Your First Five is a daily (M-F) series that publishes a curated selection of recent research related to crime and justice. Each post contains links to new studies that I hope will enhance your work explaining crime.
This week, I’m experimenting with a new format and publishing schedule that I think will serve you better. Each day’s collection of studies will be related by a theme. Today’s studies are all related to an aspect of the criminal justice system, tomorrow’s will all be related to mental health, and I haven’t decided on the rest of the week yet.
These new criminology and criminal justice studies were published recently by journals I monitor:
1. Right to counsel? A mixed-methods evaluation of the St. Louis County initial appearance program, published in Criminology & Public Policy. (Open access)
2. Community-oriented copaganda: Anti-Black violence in a visual archive of policing, published in Crime, Media, Culture: An International Journal. (Restricted access)
3. A Good Place to Do Time? Detailing the Construction of Symbolic Social Boundaries in Correctional Boot Camps, published in Criminal Justice and Behavior. (Open access)

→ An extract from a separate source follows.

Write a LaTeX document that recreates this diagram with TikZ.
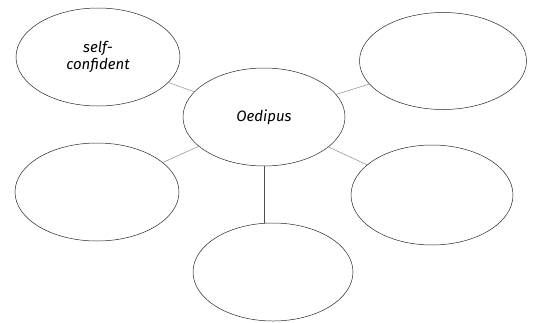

4. The ‘haves and have-nots’ of social support during police recruitment: why the playing field is anything but level, published in Policing and Society. (Open access)
5. Juror Perceptions of Bystander and Victim Intoxication by Different Substances, published in Criminal Justice and Behavior. (Open access)
I might cover some of these studies further in Understanding Crime. If one sounds interesting or important, let me know in the comments.
Right now, I'm considering number 2. The following quotation is part of why it interests me:
As a response to both the racialized violence and the subsequent legitimacy crisis, community-oriented policing is once again being heralded as a bi-partisan solution to the problem. In this article, I situate such a solution as in alignment with, rather than a departure from, racist police violence. I do this by conducting a visual analysis of a federal archive of photographs said to represent community-oriented policing asking what the images reveal about the actual nature of this model of policing and one of its practices—copaganda.